White or wheat?
Roll up your pant legs and let's wade out into the lagoon for one final visit with our favorite corporate mermaid and the Chicken of the Sea Pirate Ship, a Disneyland landmark for 27 years.
Side elevation for the ship's attractive figurehead
The blonde mermaid first began hawking canned albacore in 1952 . Anyone out there know the name of the artist who created her? A lot of us around here would love to know that bit of trivia.
In 1960, a fantastic tropical environment was added all around the Disneyland pirate ship, with waterfalls and the stoney face of Skull Rock. To rededicate the restaurant, Walt Disney posed for publicity with the owners of the Van Camp Sea Food Company, Frank Van Camp Sr. and Jr. ...and the mermaid in person.
Don't get your flash bulbs wet, Mr. Photographer!
By the 70s, the sponsorship by Chicken of the Sea had been canned, and the distinctive mermaid figurehead removed to places unknown (by me anyway). Surprisingly, though, the mermaid adorning the stern remained with a few alterations to obliterate her corporate identity. Her familiar hair bun was sawed off and the diamond shapes on her bodice and tail were sanded away. I don't know about you, but the disguise doesn't fool me!
C'mon, let's step downstairs into the hull and see what the interior looked like in the 1970s. Except for the prices on the menu, very little had changed since 1955.
The serving line was still pretty much the way it had always been. (Are you checking out those cool paper cups, too?)
One noticeable difference , however: the original three-paneled mural with its canned tuna and frozen dinners has given way to a waterless aquarium diorama. Nicely done, but we all prefer the mural, right?
Outdoors beside the gangplank, we could still encounter the original sign post from 1955, but repainted and naturally aged. The smaller framed sign that hangs to the left read: "Captain Hook's Galley - A Pirate's Hearty Fare From Mr. Smee's Kitchen...Hot Roast Beef Sandwich, Hot Meatball Sandwich, Tuna Burger, Clam Chowder, Chef's Salad, Tuna Salad, Drinks and Desserts."

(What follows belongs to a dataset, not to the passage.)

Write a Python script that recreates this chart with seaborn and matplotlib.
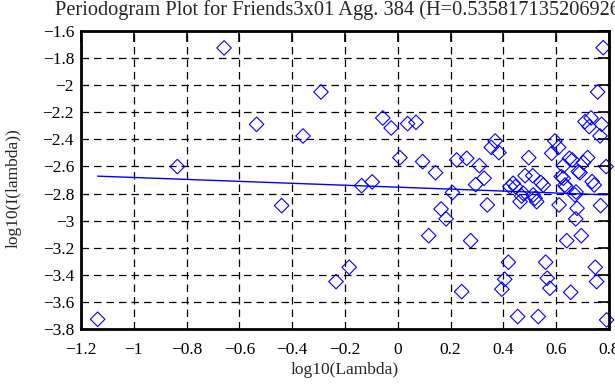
import numpy as np
import pandas as pd
import matplotlib
matplotlib.use("Agg")
import matplotlib.pyplot as plt
import seaborn as sns

# Periodogram points
log_lambda = [
    -1.137, -0.835, -0.658, -0.535, -0.440, -0.359, -0.291, -0.234, -0.184, -0.137,
    -0.097, -0.057, -0.025, 0.008, 0.037, 0.069, 0.094, 0.117, 0.143, 0.164,
    0.183, 0.207, 0.223, 0.242, 0.261, 0.276, 0.295, 0.309, 0.327, 0.339,
    0.354, 0.369, 0.383, 0.394, 0.405, 0.419, 0.425, 0.437, 0.446, 0.454,
    0.463, 0.469, 0.475, 0.482, 0.496, 0.511, 0.513, 0.520, 0.526, 0.532,
    0.542, 0.551, 0.560, 0.566, 0.576, 0.583, 0.595, 0.609, 0.611, 0.619,
    0.627, 0.627, 0.633, 0.637, 0.640, 0.650, 0.655, 0.661, 0.671, 0.674,
    0.675, 0.679, 0.684, 0.690, 0.695, 0.703, 0.709, 0.719, 0.725, 0.732,
    0.736, 0.744, 0.748, 0.753, 0.757, 0.766, 0.768, 0.772, 0.778, 0.789,
    0.791,
]
log_power = [
    -3.728, -2.601, -1.725, -2.289, -2.889, -2.375, -2.050, -3.450, -3.344, -2.742,
    -2.714, -2.242, -2.316, -2.535, -2.284, -2.274, -2.564, -3.111, -2.646, -2.914,
    -2.987, -2.793, -2.552, -3.524, -2.540, -3.148, -2.734, -2.594, -2.687, -2.884,
    -2.459, -2.412, -2.498, -3.506, -3.433, -3.307, -2.749, -2.724, -2.749, -3.708,
    -2.860, -2.818, -2.798, -2.668, -2.535, -2.668, -2.810, -2.835, -2.860, -3.708,
    -2.719, -2.737, -3.307, -3.425, -3.499, -2.503, -2.412, -2.459, -2.884, -2.675,
    -2.596, -2.687, -2.737, -2.750, -3.148, -2.540, -3.529, -2.552, -2.810, -2.987,
    -2.788, -2.909, -2.638, -2.646, -3.111, -2.572, -2.269, -2.535, -2.306, -2.242,
    -2.712, -2.737, -3.344, -3.450, -2.050, -2.375, -2.889, -2.289, -1.723, -2.601,
    -3.733,
]

# fitted line: slope = 1 - 2H
hurst = 0.535817135206926
fit_intercept = -2.753
fit_slope = 1 - 2 * hurst

x_ticks = [-1.2, -1.0, -0.8, -0.6, -0.4, -0.2, 0.0, 0.2, 0.4, 0.6, 0.8]
x_tick_labels = ["\u22121.2", "\u22121", "\u22120.8", "\u22120.6", "\u22120.4", "\u22120.2",
                 "0", "0.2", "0.4", "0.6", "0.8"]
y_ticks = [-1.6, -1.8, -2.0, -2.2, -2.4, -2.6, -2.8, -3.0, -3.2, -3.4, -3.6, -3.8]
y_tick_labels = ["\u22121.6", "\u22121.8", "\u22122", "\u22122.2", "\u22122.4", "\u22122.6",
                 "\u22122.8", "\u22123", "\u22123.2", "\u22123.4", "\u22123.6", "\u22123.8"]

sns.set_style("white")
plt.rcParams["font.family"] = ["Liberation Serif", "DejaVu Serif"]

df = pd.DataFrame({"x": log_lambda, "y": log_power})
fit_x = np.array([min(log_lambda), max(log_lambda)])
fit = pd.DataFrame({"x": fit_x, "y": fit_intercept + fit_slope * fit_x})

fig = plt.figure(figsize=(6.15, 3.85), dpi=100)
ax = fig.add_axes([81 / 615, 1 - 329 / 385, 528 / 615, 298 / 385])

ax.grid(True, color="black", linestyle=(0, (6, 4)), linewidth=0.9)
ax.set_axisbelow(True)

sns.lineplot(data=fit, x="x", y="y", ax=ax, color="blue", linewidth=1.0)
sns.scatterplot(data=df, x="x", y="y", ax=ax, marker="D", s=55,
                facecolor="none", edgecolor="blue", linewidth=0.8, clip_on=False)

ax.set_xlim(-1.2, 0.8)
ax.set_ylim(-3.8, -1.6)
ax.set_xticks(x_ticks)
ax.set_xticklabels(x_tick_labels)
ax.set_yticks(y_ticks)
ax.set_yticklabels(y_tick_labels)
ax.tick_params(axis="both", direction="in", length=8, width=1.2, top=True, right=True,
               labelsize=12.5, colors="black")
ax.tick_params(axis="x", pad=9)
ax.tick_params(axis="y", pad=5)

for s in ax.spines.values():
    s.set_linewidth(2)
    s.set_color("black")

ax.set_xlabel("log10(Lambda)", fontsize=12.5, labelpad=3)
ax.set_ylabel("log10(I(lambda))", fontsize=12.5)
ax.yaxis.set_label_coords(-0.113, 0.473)
fig.text(55 / 615, 1 - 10 / 385, "Periodogram Plot for Friends3x01 Agg. 384 (H=0.535817135206926)",
         fontsize=14.7, ha="left", va="center")

fig.savefig("out.png", dpi=100)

Well, at least the Tuna Burger was still an option!
For our new Fantasyland Pirate Ship replica, we naturally chose to recreate the 1955 versions of the boat and sign, but, as you might imagine, some details, such as the restaurant's original sponsor name, were not permitted. (I know, I know. Not our call.) Nevertheless, Jody and I did everything else we could to "capture the feel" of the original aesthetic. We both were fortunate to visit the ship as kids, and hold happy memories of lunches with our families while dreaming of sailing out to sea under those red and white striped sails.
Our replica took six years to make, if you can believe it. If you've already got one for yourself, I sincerely hope you are loving it as much as we thoroughly loved researching and working on it.